А какие все они верные, славные товарищи в бою! Я уже имел возможность убедиться в этом не один раз. Под Кенигсбергом мне спас жизнь лейтенант Крупин. Он пришел мне на помощь, когда я, казалось, уже ни на что надеяться не мог. Я потом стал его благодарить, а он разозлился: "Тут не свадьба, а война, и нечего этикеты разводить". В том же бою погиб Миша Долгушин. Разведывая вражеские огневые точки, он напоролся на пулеметное гнездо. Сзади шли его товарищи, и Миша недолго думая закрыл собой амбразуру, повторив подвиг Александра Матросова. Говорят, ему тоже посмертно дадут Героя. Между прочим, сделал ли бы я то, что сделал он? Не знаю. Не знаю.
Теперь расскажу о последнем бое, в котором меня ранило.
Берлин горел и рушился от могучих ударов нашей артиллерии и авиации. Но враг еще сопротивлялся, и делал он это с яростью обреченного. Большой урон фашисты наносили нам при помощи фаустпатронов, от которых танки горели, как облитые бензином. Вооруженные фаустпатронами, гитлеровцы таились в высоких каменных домах, и нередко получалось так, что они оказывались уже за спиной наших продвинувшихся войск.
Наше подразделение получило приказ пробраться вперед и очищать дома от фаустпатронщиков. Мы быстро к этой работе приладились и самыми разными способами истребляли их, как чумных крыс. Не обходилось без перестрелок и даже рукопашных схваток.
Перед самым рассветом мы начали очистку большого дома, который углом выходил на широкую площадь. Расположение дома было очень выгодным для гитлеровцев, и поэтому тут засели матерые волки.
Одного мы с Лешей Масленниковым прихватили еще на лестничной клетке. Он оказался майором войск СС. Потом мы разделились по этажам. Мне, Леше и сержанту Коле Архипову достался третий этаж. Тут раньше располагалась какая-то контора. Большие комнаты, и в каждой - только письменные столы да шкафы, набитые папками. Мы осторожно прочесывали комнату за комнатой. Особенно осмотрительно мы начали действовать, когда подошли к тем комнатам, окна которых выходили на площадь. Уже рассветало, и в коридоре можно было кое-что разглядеть.
Подошли к дверям. Прислушались. Раздались голоса. Прислушались еще. Установили, что в комнате не меньше пяти человек. Ну что ж, а нас трое. "Подходяще", - шепнул Коля Архипов и распахнул дверь.

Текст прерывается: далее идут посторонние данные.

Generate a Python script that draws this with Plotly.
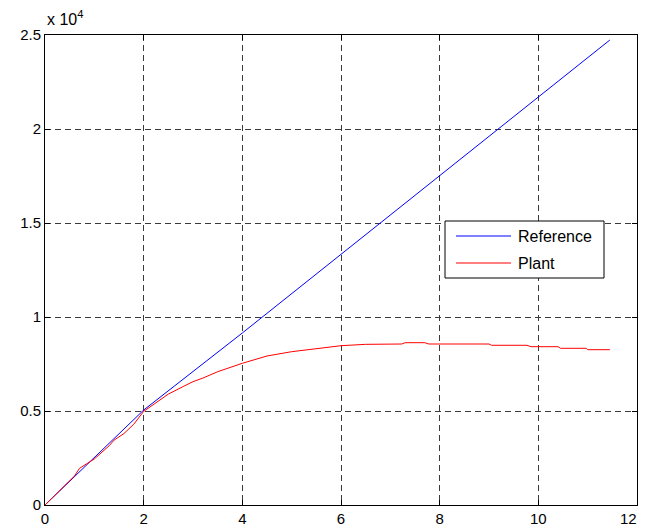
import plotly.graph_objects as go

# Reference signal
ref_t = [0, 2, 4, 6, 8, 10, 11.45]
ref_y = [0, 5050, 9150, 13330, 17520, 21720, 24734]

# Plant response
plant_t = [0, 0.3, 0.6, 0.7, 1.0, 1.3, 1.4, 1.6, 1.8, 2.0, 2.3, 2.5, 2.8, 3.0, 3.2, 3.5,
           4.0, 4.5, 5.0, 5.5, 6.0, 6.5, 7.0, 7.23, 7.3, 7.7, 7.78, 9.0, 9.05, 9.77,
           9.85, 10.4, 10.45, 10.97, 11.0, 11.45]
plant_y = [0, 750, 1550, 1950, 2450, 3150, 3450, 3800, 4300, 4980, 5550, 5900, 6300, 6560,
           6750, 7090, 7537, 7926, 8155, 8333, 8473, 8546, 8564, 8564, 8633, 8633, 8564,
           8564, 8495, 8495, 8420, 8420, 8335, 8335, 8261, 8261]

x_ticks = [0, 2, 4, 6, 8, 10, 12]
x_tick_text = ["0", "2", "4", "6", "8", "10", "12"]
y_ticks = [0, 5000, 10000, 15000, 20000, 25000]
y_tick_text = ["0", "0.5", "1", "1.5", "2", "2.5"]

legend_names = ["Reference", "Plant"]
colors = ["#0000ff", "#ff0000"]

FONT = "Liberation Sans, Arial, sans-serif"

# page body adds an 8px offset; figure is sized/shifted to compensate
OFF = 8
FIG_W, FIG_H = 648 - OFF, 531 - OFF
PL, PR, PT, PB = 45, 637, 35, 505   # plot area in window pixels
L, T, R = PL - OFF, PT - OFF, (OFF + FIG_W) - PR
B = (OFF + FIG_H) - PB

fig = go.Figure()
fig.add_trace(go.Scatter(x=ref_t, y=ref_y, mode="lines", name=legend_names[0],
                         line=dict(color=colors[0], width=1)))
fig.add_trace(go.Scatter(x=plant_t, y=plant_y, mode="lines", name=legend_names[1],
                         line=dict(color=colors[1], width=1)))

axis_common = dict(
    showline=True, linecolor="black", linewidth=1, mirror="ticks",
    ticks="inside", ticklen=5, tickcolor="black", tickwidth=1,
    showgrid=True, gridcolor="#3a3a3a", gridwidth=1, griddash="6px,4px",
    zeroline=False, automargin=False, ticklabeloverflow="allow",
    tickfont=dict(family=FONT, size=15, color="black"),
)

# last x label is drawn as an annotation so it stays inside the visible page
fig.update_layout(
    width=FIG_W, height=FIG_H,
    margin=dict(l=L, r=R, t=T, b=B, autoexpand=False),
    paper_bgcolor="white", plot_bgcolor="white",
    showlegend=False,
    xaxis=dict(range=[0, 12], tickvals=x_ticks, ticktext=x_tick_text[:-1] + [""], **axis_common),
    yaxis=dict(range=[0, 25000], tickvals=y_ticks, ticktext=y_tick_text, **axis_common),
)

W, H = float(PR - PL), float(PB - PT)
def px(xp):
    return (xp - PL) / W
def py(yp):
    return (PB - yp) / H

fig.add_annotation(xref="paper", yref="paper", x=px(639), y=py(519),
                   xanchor="right", yanchor="middle", showarrow=False,
                   text=x_tick_text[-1], font=dict(family=FONT, size=15, color="black"))

# exponent label
fig.add_annotation(xref="paper", yref="paper", x=0.0, y=1.0 + 5 / H,
                   xanchor="left", yanchor="bottom", showarrow=False,
                   text="x 10<sup>4</sup>", font=dict(family=FONT, size=16, color="black"))

# manual legend (box in paper coords, window pixel positions)
fig.add_shape(type="rect", xref="paper", yref="paper",
              x0=px(445), x1=px(604), y0=py(278), y1=py(221),
              line=dict(color="black", width=1), fillcolor="white", layer="above")
rows_y = [236, 263]
for name, col, yy in zip(legend_names, colors, rows_y):
    fig.add_shape(type="line", xref="paper", yref="paper",
                  x0=px(456), x1=px(511), y0=py(yy), y1=py(yy),
                  line=dict(color=col, width=1), layer="above")
    fig.add_annotation(xref="paper", yref="paper", x=px(516), y=py(yy),
                       xanchor="left", yanchor="middle", showarrow=False,
                       text=name, font=dict(family=FONT, size=16, color="black"))

fig.write_html("out.html", default_width=f"{FIG_W}px", default_height=f"{FIG_H}px")
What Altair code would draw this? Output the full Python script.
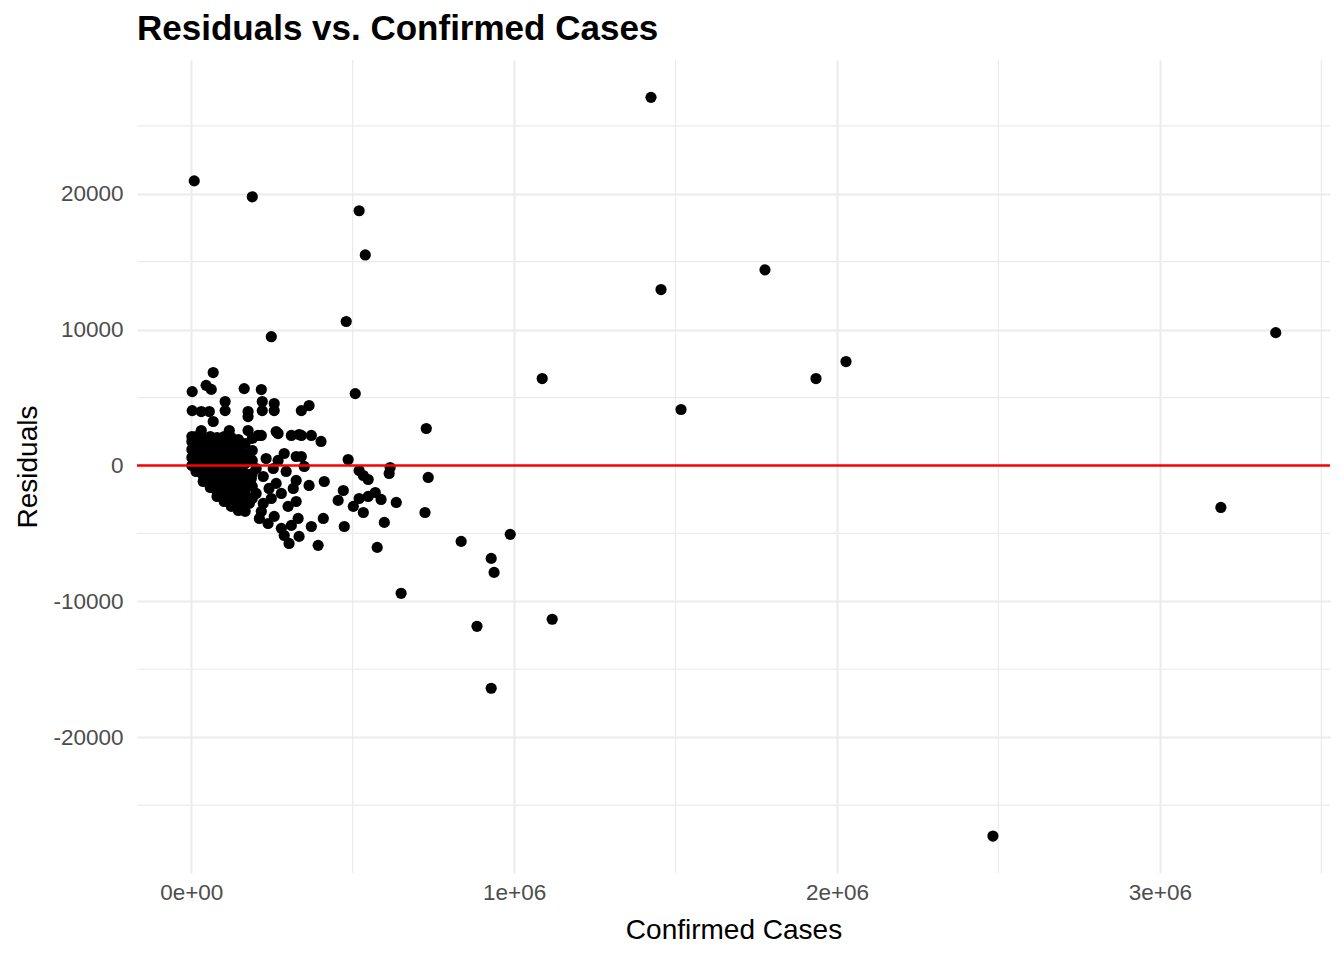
import altair as alt
import pandas as pd

# ---- data (confirmed cases, residuals) ----
outlier_x = [1424000, 9300, 189000, 520000, 539000, 1777000, 1455000, 480000, 3359000, 248000,
             2028000, 1087000, 1935000, 1517000, 508000, 728000, 3189000, 2483000, 929000, 885000,
             1118000, 650000, 938000, 929000, 988000, 836000, 576000, 393000, 303000, 734000, 724000]
outlier_y = [27100, 20950, 19780, 18750, 15500, 14400, 12950, 10600, 9780, 9480,
             7650, 6400, 6400, 4120, 5290, 2720, -3090, -27280, -16400, -11840,
             -11320, -9410, -7870, -6840, -5070, -5590, -6030, -5880, -5740, -880, -3460]

mid_x = [341000, 365000, 372000, 402000, 341000, 310000, 334000, 269000, 207000, 217000,
         176000, 118000, 263000, 486000, 341000, 350000, 288000, 325000, 269000, 294000,
         520000, 533000, 548000, 616000, 613000, 325000, 365000, 412000, 316000, 471000,
         455000, 520000, 548000, 570000, 588000, 502000, 533000, 635000, 325000, 300000,
         331000, 310000, 409000, 372000, 474000, 598000, 279000, 288000, 334000, 217000,
         257000, 238000, 211000, 201000, 223000, 241000, 201000, 223000, 248000, 180000,
         263000, 279000, 254000, 232000, 186000, 167000]
mid_y = [4040, 4410, 2210, 1770, 2210, 2210, 2280, 2350, 2210, 2210,
         2570, 2570, 2500, 440, 660, -70, 880, 660, 370, -440,
         -370, -740, -1030, -150, -590, -1100, -1470, -1180, -1690, -1840,
         -2570, -2430, -2280, -1990, -2500, -3010, -3460, -2720, -2650, -3010,
         -3900, -4410, -3900, -4490, -4490, -4190, -4630, -5150, -5220, -3380,
         -3750, -4270, -3900, -220, -810, -1690, -2060, -2790, -2430, -2790,
         -1320, -2060, -220, 510, -960, -3380]

upper_x = [68000, 46000, 62000, 3000, 164000, 217000, 105000, 105000, 3000, 31000,
           56000, 68000, 176000, 176000, 220000, 220000, 257000, 257000, 31000]
upper_y = [6840, 5900, 5600, 5440, 5660, 5590, 4710, 4040, 4040, 3970,
           3970, 3240, 3970, 3600, 4710, 4040, 4560, 4040, 2570]

dense_x = [2000, 2000, 2000, 2000, 2000,
           15000, 15000, 15000, 15000, 15000, 15000,
           37000, 37000, 37000, 37000, 37000, 37000, 37000,
           59000, 59000, 59000, 59000, 59000, 59000, 59000, 59000,
           80000, 80000, 80000, 80000, 80000, 80000, 80000, 80000, 80000,
           102000, 102000, 102000, 102000, 102000, 102000, 102000, 102000, 102000, 102000,
           124000, 124000, 124000, 124000, 124000, 124000, 124000, 124000, 124000, 124000,
           146000, 146000, 146000, 146000, 146000, 146000, 146000, 146000, 146000, 146000,
           167000, 167000, 167000, 167000, 167000, 167000, 167000,
           189000, 189000, 189000, 189000, 189000, 189000]
dense_y = [2130, 1770, 1180, 590, 0,
           2130, 1910, 1320, 740, 150, -440,
           2060, 1620, 1030, 440, -150, -740, -1180,
           2130, 1910, 1320, 740, 150, -440, -1030, -1620,
           2060, 1620, 1030, 440, -150, -740, -1320, -1910, -2280,
           2130, 1910, 1320, 740, 150, -440, -1030, -1620, -2210, -2650,
           2060, 1620, 1030, 440, -150, -740, -1320, -1910, -2500, -3010,
           1910, 1320, 740, 150, -440, -1030, -1620, -2210, -2790, -3310,
           1620, 880, 150, -590, -1320, -2060, -2790,
           1990, 1100, 370, -590, -1540, -2430]

x_ticks = [0, 1000000, 2000000, 3000000]
y_ticks = [-20000, -10000, 0, 10000, 20000]
x_minor = [500000, 1500000, 2500000, 3500000]
y_minor = [-25000, -15000, -5000, 5000, 15000, 25000]
x_domain = [-168000, 3527000]
y_domain = [-30000, 29850]

points = pd.DataFrame({
    "confirmed": outlier_x + mid_x + upper_x + dense_x,
    "residual": outlier_y + mid_y + upper_y + dense_y,
})

FONT = "Liberation Sans"
GRID = "#EBEBEB"

xscale = alt.Scale(domain=x_domain, nice=False, zero=False)
yscale = alt.Scale(domain=y_domain, nice=False, zero=False)

xaxis = alt.Axis(
    values=x_ticks,
    labelExpr="datum.value == 0 ? '0e+00' : format(datum.value / 1000000, 'd') + 'e+06'",
    labelPadding=8,
    titlePadding=13,
)
yaxis = alt.Axis(values=y_ticks, labelExpr="'' + datum.value", labelPadding=14, titlePadding=10)

XT = "Confirmed Cases"
YT = "Residuals"

xminor = alt.Chart(pd.DataFrame({"confirmed": x_minor})).mark_rule(
    color=GRID, strokeWidth=1.2
).encode(x=alt.X("confirmed:Q", scale=xscale, title=XT, axis=xaxis))

yminor = alt.Chart(pd.DataFrame({"residual": y_minor})).mark_rule(
    color=GRID, strokeWidth=1.2
).encode(y=alt.Y("residual:Q", scale=yscale, title=YT, axis=yaxis))

pts = alt.Chart(points).mark_circle(
    size=125, color="black", opacity=1
).encode(
    x=alt.X("confirmed:Q", scale=xscale, title=XT, axis=xaxis),
    y=alt.Y("residual:Q", scale=yscale, title=YT, axis=yaxis),
)

zero_line = alt.Chart(pd.DataFrame({"residual": [0]})).mark_rule(
    color="#FF0000", strokeWidth=2.5
).encode(y=alt.Y("residual:Q", scale=yscale, title=YT, axis=yaxis))

chart = alt.layer(xminor, yminor, pts, zero_line).properties(
    width=1193,
    height=813,
    autosize=alt.AutoSizeParams(type="none"),
    padding={"left": 129, "top": 52, "right": 5, "bottom": 78},
    title=alt.TitleParams(
        "Residuals vs. Confirmed Cases",
        anchor="start",
        frame="group",
        font=FONT,
        fontSize=35,
        fontWeight="bold",
        color="black",
        offset=12,
    ),
).configure(background="white").configure_view(
    strokeWidth=0, stroke="transparent"
).configure_axis(
    domain=False,
    ticks=False,
    grid=True,
    gridColor=GRID,
    gridWidth=2,
    labelFont=FONT,
    labelFontSize=22.5,
    labelColor="#4D4D4D",
    titleFont=FONT,
    titleFontSize=28,
    titleFontWeight="normal",
    titleColor="black",
)

chart.save("out.html", embed_options={"renderer": "svg", "actions": False})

Мы ворвались в огромную комнату, и я на хорошем немецком языке скомандовал:
- Сопротивление бесполезно! Оружие на пол!
Немая картина. А в это время мы уже видим, что гитлеровцев здесь не меньше двадцати: возле каждого окна - по двое. Тут я замечаю, что один из них осторожно тянет руку к лежащей на столе гранате. Ждать больше нельзя, мы открываем огонь. Косим гитлеровцев длинными очередями. Через минуту здесь полный порядок. Но раздается стрельба в коридоре. Это выскочили гитлеровцы из соседних комнат.
Коля Архипов быстро закрыл дверь, а мы с Лешей придвинули к ней два стола. Гитлеровцы из коридора начали стрелять сквозь дверь. Мы легли на пол и схоронились за столами. На выстрелы отвечаем огнем и тоже через дверь.
Но тут произошло новое осложнение. Оказалось, что в нашей комнате не все гитлеровцы были убиты. Двое отползли в дальний угол и оттуда, укрываясь за столами, начали стрелять в нас из пистолетов. Пришлось занять, что называется, круговую оборону. Мы с Колей Архиповым держим дверь, а Леша Масленников наблюдает за теми, уползшими в угол.